#### RAW DATA
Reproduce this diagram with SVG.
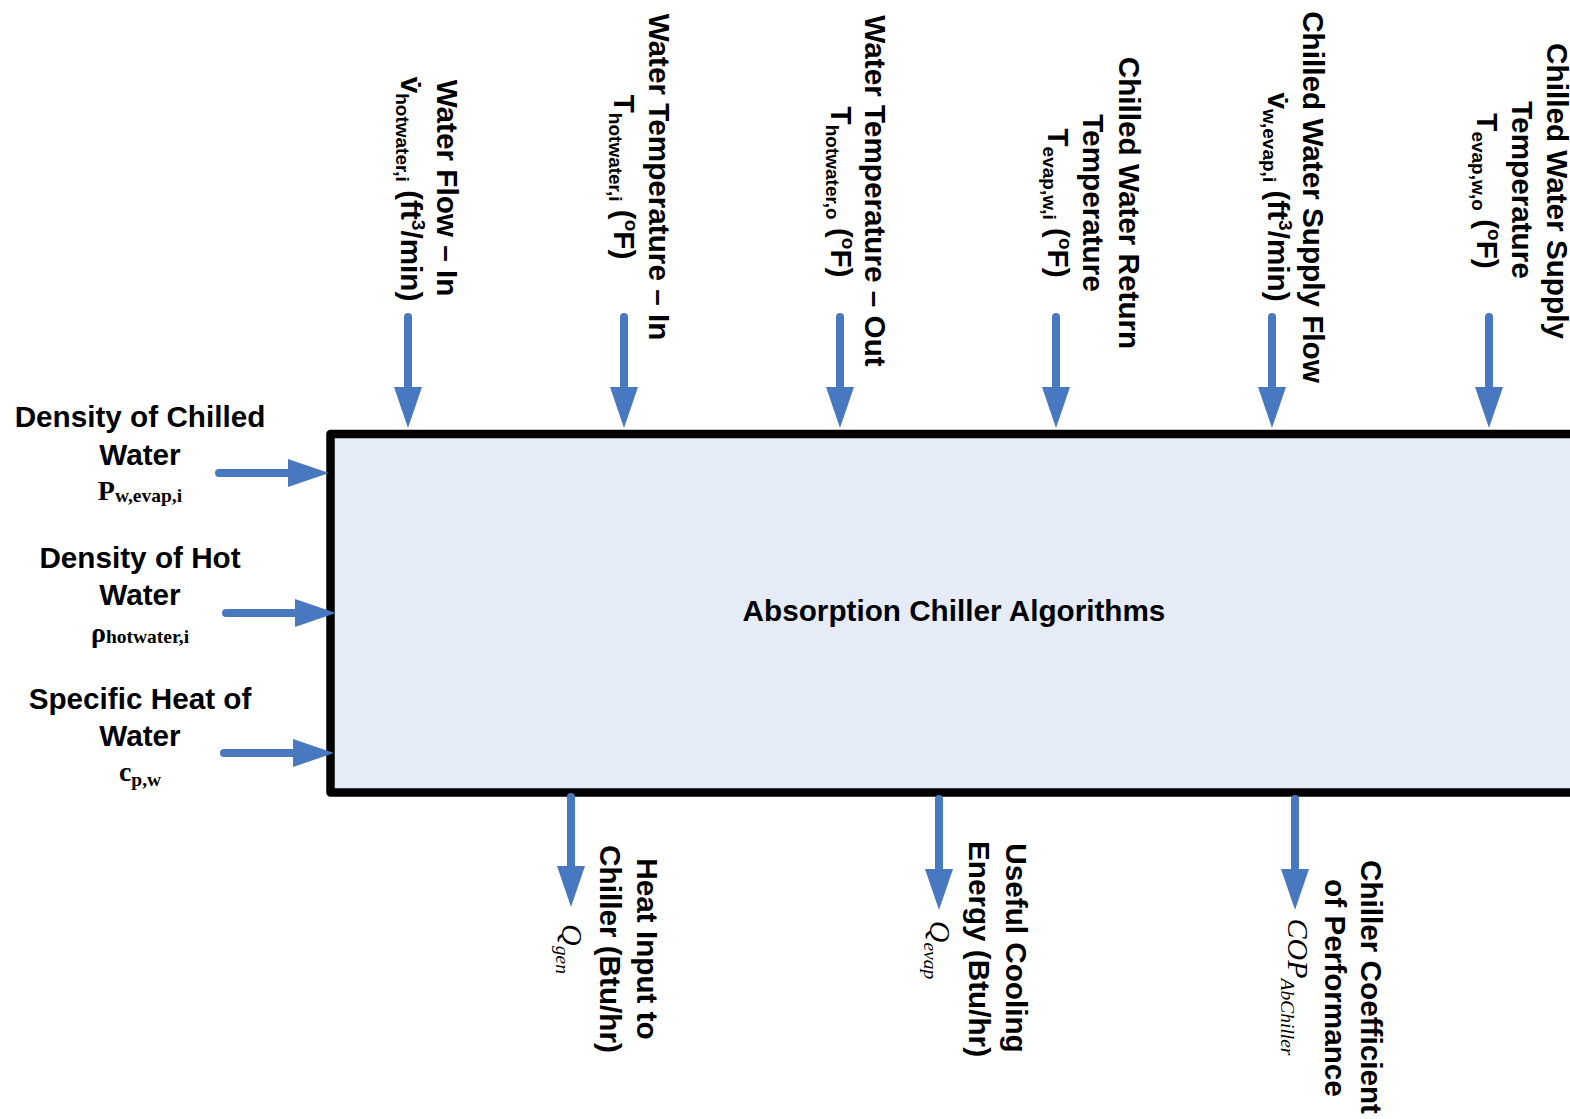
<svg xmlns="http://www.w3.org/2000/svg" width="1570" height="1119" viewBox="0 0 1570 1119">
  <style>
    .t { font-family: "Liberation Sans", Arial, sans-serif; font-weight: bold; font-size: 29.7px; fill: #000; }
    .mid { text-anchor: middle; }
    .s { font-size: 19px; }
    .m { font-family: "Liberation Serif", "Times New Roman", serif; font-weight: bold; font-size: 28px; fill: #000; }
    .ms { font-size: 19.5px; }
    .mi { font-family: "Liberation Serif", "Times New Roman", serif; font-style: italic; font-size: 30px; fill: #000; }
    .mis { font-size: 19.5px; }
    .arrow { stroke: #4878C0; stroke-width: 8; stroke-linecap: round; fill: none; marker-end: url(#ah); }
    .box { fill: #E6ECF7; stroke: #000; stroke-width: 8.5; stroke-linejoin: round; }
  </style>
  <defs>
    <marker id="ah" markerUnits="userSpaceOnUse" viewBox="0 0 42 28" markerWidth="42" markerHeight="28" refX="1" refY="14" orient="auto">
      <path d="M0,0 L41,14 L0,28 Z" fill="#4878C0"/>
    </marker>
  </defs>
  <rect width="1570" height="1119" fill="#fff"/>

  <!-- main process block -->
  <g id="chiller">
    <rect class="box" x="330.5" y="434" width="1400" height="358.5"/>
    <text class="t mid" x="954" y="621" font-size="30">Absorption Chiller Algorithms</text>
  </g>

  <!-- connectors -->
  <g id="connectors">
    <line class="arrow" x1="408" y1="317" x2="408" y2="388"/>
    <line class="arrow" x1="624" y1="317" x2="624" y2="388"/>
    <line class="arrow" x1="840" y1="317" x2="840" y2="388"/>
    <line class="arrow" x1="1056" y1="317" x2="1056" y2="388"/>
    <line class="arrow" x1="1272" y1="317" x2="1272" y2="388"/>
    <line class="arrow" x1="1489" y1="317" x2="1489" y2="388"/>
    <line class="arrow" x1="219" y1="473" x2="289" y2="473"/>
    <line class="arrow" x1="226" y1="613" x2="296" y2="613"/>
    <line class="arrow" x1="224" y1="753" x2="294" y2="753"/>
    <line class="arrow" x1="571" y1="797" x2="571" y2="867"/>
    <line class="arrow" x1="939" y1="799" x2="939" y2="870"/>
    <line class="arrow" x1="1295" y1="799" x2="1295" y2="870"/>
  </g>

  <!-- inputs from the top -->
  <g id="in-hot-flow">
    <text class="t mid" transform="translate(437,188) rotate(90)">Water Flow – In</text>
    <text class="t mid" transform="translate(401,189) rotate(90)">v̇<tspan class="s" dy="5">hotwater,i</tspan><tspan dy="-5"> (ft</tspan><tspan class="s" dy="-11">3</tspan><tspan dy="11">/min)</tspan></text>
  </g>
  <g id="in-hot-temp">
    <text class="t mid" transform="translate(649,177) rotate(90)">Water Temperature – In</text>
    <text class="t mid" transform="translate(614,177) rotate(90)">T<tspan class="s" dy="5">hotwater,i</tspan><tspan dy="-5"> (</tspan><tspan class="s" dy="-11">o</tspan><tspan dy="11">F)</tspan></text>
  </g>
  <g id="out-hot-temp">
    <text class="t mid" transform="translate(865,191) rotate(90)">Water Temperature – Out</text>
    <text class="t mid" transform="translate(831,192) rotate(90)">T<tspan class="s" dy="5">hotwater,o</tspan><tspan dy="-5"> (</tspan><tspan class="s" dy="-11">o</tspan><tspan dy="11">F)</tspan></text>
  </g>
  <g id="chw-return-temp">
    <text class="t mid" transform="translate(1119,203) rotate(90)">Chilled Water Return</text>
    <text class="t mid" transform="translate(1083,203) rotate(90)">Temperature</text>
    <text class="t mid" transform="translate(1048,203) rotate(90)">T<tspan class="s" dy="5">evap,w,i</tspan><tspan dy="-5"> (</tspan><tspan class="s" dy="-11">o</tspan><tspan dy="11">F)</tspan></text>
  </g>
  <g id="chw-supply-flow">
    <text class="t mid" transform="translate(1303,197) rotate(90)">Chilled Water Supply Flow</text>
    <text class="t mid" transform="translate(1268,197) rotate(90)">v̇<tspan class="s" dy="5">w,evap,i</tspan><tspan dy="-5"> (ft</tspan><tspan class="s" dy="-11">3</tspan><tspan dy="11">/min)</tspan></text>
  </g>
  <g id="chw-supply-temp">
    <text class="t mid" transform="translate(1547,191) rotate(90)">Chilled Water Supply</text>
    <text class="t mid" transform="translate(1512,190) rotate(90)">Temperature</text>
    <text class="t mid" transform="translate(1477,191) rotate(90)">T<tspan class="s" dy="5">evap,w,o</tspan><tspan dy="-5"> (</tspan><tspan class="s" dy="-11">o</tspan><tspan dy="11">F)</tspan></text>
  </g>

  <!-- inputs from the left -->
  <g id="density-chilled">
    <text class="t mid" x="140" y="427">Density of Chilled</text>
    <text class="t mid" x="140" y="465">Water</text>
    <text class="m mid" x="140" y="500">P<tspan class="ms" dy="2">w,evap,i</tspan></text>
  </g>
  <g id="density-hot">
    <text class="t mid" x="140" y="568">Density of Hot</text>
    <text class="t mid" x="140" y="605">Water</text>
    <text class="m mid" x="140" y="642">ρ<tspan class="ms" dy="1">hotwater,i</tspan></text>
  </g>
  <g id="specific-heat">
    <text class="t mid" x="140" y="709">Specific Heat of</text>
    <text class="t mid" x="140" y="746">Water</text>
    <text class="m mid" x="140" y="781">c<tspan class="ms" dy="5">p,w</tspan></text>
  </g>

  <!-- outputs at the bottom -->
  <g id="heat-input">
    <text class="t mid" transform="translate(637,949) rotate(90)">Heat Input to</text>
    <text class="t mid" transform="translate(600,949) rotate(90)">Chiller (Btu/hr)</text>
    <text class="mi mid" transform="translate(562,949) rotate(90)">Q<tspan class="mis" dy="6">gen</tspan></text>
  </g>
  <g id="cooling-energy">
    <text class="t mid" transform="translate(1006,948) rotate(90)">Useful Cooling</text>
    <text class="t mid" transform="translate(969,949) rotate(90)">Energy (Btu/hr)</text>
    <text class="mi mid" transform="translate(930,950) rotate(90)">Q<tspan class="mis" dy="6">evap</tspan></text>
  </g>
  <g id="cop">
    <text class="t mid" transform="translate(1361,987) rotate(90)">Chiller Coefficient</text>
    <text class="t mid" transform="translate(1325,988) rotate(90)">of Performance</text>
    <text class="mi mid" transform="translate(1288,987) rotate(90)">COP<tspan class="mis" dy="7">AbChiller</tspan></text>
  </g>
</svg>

#### INSTRUCTIONS TO FOLLOW
Return the listing above in full and without alteration, excluding its pictures.

#### EXERCISE OUTPUT
Reproduce this diagram with SVG.
<svg xmlns="http://www.w3.org/2000/svg" width="1570" height="1119" viewBox="0 0 1570 1119">
  <style>
    .t { font-family: "Liberation Sans", Arial, sans-serif; font-weight: bold; font-size: 29.7px; fill: #000; }
    .mid { text-anchor: middle; }
    .s { font-size: 19px; }
    .m { font-family: "Liberation Serif", "Times New Roman", serif; font-weight: bold; font-size: 28px; fill: #000; }
    .ms { font-size: 19.5px; }
    .mi { font-family: "Liberation Serif", "Times New Roman", serif; font-style: italic; font-size: 30px; fill: #000; }
    .mis { font-size: 19.5px; }
    .arrow { stroke: #4878C0; stroke-width: 8; stroke-linecap: round; fill: none; marker-end: url(#ah); }
    .box { fill: #E6ECF7; stroke: #000; stroke-width: 8.5; stroke-linejoin: round; }
  </style>
  <defs>
    <marker id="ah" markerUnits="userSpaceOnUse" viewBox="0 0 42 28" markerWidth="42" markerHeight="28" refX="1" refY="14" orient="auto">
      <path d="M0,0 L41,14 L0,28 Z" fill="#4878C0"/>
    </marker>
  </defs>
  <rect width="1570" height="1119" fill="#fff"/>

  <!-- main process block -->
  <g id="chiller">
    <rect class="box" x="330.5" y="434" width="1400" height="358.5"/>
    <text class="t mid" x="954" y="621" font-size="30">Absorption Chiller Algorithms</text>
  </g>

  <!-- connectors -->
  <g id="connectors">
    <line class="arrow" x1="408" y1="317" x2="408" y2="388"/>
    <line class="arrow" x1="624" y1="317" x2="624" y2="388"/>
    <line class="arrow" x1="840" y1="317" x2="840" y2="388"/>
    <line class="arrow" x1="1056" y1="317" x2="1056" y2="388"/>
    <line class="arrow" x1="1272" y1="317" x2="1272" y2="388"/>
    <line class="arrow" x1="1489" y1="317" x2="1489" y2="388"/>
    <line class="arrow" x1="219" y1="473" x2="289" y2="473"/>
    <line class="arrow" x1="226" y1="613" x2="296" y2="613"/>
    <line class="arrow" x1="224" y1="753" x2="294" y2="753"/>
    <line class="arrow" x1="571" y1="797" x2="571" y2="867"/>
    <line class="arrow" x1="939" y1="799" x2="939" y2="870"/>
    <line class="arrow" x1="1295" y1="799" x2="1295" y2="870"/>
  </g>

  <!-- inputs from the top -->
  <g id="in-hot-flow">
    <text class="t mid" transform="translate(437,188) rotate(90)">Water Flow – In</text>
    <text class="t mid" transform="translate(401,189) rotate(90)">v̇<tspan class="s" dy="5">hotwater,i</tspan><tspan dy="-5"> (ft</tspan><tspan class="s" dy="-11">3</tspan><tspan dy="11">/min)</tspan></text>
  </g>
  <g id="in-hot-temp">
    <text class="t mid" transform="translate(649,177) rotate(90)">Water Temperature – In</text>
    <text class="t mid" transform="translate(614,177) rotate(90)">T<tspan class="s" dy="5">hotwater,i</tspan><tspan dy="-5"> (</tspan><tspan class="s" dy="-11">o</tspan><tspan dy="11">F)</tspan></text>
  </g>
  <g id="out-hot-temp">
    <text class="t mid" transform="translate(865,191) rotate(90)">Water Temperature – Out</text>
    <text class="t mid" transform="translate(831,192) rotate(90)">T<tspan class="s" dy="5">hotwater,o</tspan><tspan dy="-5"> (</tspan><tspan class="s" dy="-11">o</tspan><tspan dy="11">F)</tspan></text>
  </g>
  <g id="chw-return-temp">
    <text class="t mid" transform="translate(1119,203) rotate(90)">Chilled Water Return</text>
    <text class="t mid" transform="translate(1083,203) rotate(90)">Temperature</text>
    <text class="t mid" transform="translate(1048,203) rotate(90)">T<tspan class="s" dy="5">evap,w,i</tspan><tspan dy="-5"> (</tspan><tspan class="s" dy="-11">o</tspan><tspan dy="11">F)</tspan></text>
  </g>
  <g id="chw-supply-flow">
    <text class="t mid" transform="translate(1303,197) rotate(90)">Chilled Water Supply Flow</text>
    <text class="t mid" transform="translate(1268,197) rotate(90)">v̇<tspan class="s" dy="5">w,evap,i</tspan><tspan dy="-5"> (ft</tspan><tspan class="s" dy="-11">3</tspan><tspan dy="11">/min)</tspan></text>
  </g>
  <g id="chw-supply-temp">
    <text class="t mid" transform="translate(1547,191) rotate(90)">Chilled Water Supply</text>
    <text class="t mid" transform="translate(1512,190) rotate(90)">Temperature</text>
    <text class="t mid" transform="translate(1477,191) rotate(90)">T<tspan class="s" dy="5">evap,w,o</tspan><tspan dy="-5"> (</tspan><tspan class="s" dy="-11">o</tspan><tspan dy="11">F)</tspan></text>
  </g>

  <!-- inputs from the left -->
  <g id="density-chilled">
    <text class="t mid" x="140" y="427">Density of Chilled</text>
    <text class="t mid" x="140" y="465">Water</text>
    <text class="m mid" x="140" y="500">P<tspan class="ms" dy="2">w,evap,i</tspan></text>
  </g>
  <g id="density-hot">
    <text class="t mid" x="140" y="568">Density of Hot</text>
    <text class="t mid" x="140" y="605">Water</text>
    <text class="m mid" x="140" y="642">ρ<tspan class="ms" dy="1">hotwater,i</tspan></text>
  </g>
  <g id="specific-heat">
    <text class="t mid" x="140" y="709">Specific Heat of</text>
    <text class="t mid" x="140" y="746">Water</text>
    <text class="m mid" x="140" y="781">c<tspan class="ms" dy="5">p,w</tspan></text>
  </g>

  <!-- outputs at the bottom -->
  <g id="heat-input">
    <text class="t mid" transform="translate(637,949) rotate(90)">Heat Input to</text>
    <text class="t mid" transform="translate(600,949) rotate(90)">Chiller (Btu/hr)</text>
    <text class="mi mid" transform="translate(562,949) rotate(90)">Q<tspan class="mis" dy="6">gen</tspan></text>
  </g>
  <g id="cooling-energy">
    <text class="t mid" transform="translate(1006,948) rotate(90)">Useful Cooling</text>
    <text class="t mid" transform="translate(969,949) rotate(90)">Energy (Btu/hr)</text>
    <text class="mi mid" transform="translate(930,950) rotate(90)">Q<tspan class="mis" dy="6">evap</tspan></text>
  </g>
  <g id="cop">
    <text class="t mid" transform="translate(1361,987) rotate(90)">Chiller Coefficient</text>
    <text class="t mid" transform="translate(1325,988) rotate(90)">of Performance</text>
    <text class="mi mid" transform="translate(1288,987) rotate(90)">COP<tspan class="mis" dy="7">AbChiller</tspan></text>
  </g>
</svg>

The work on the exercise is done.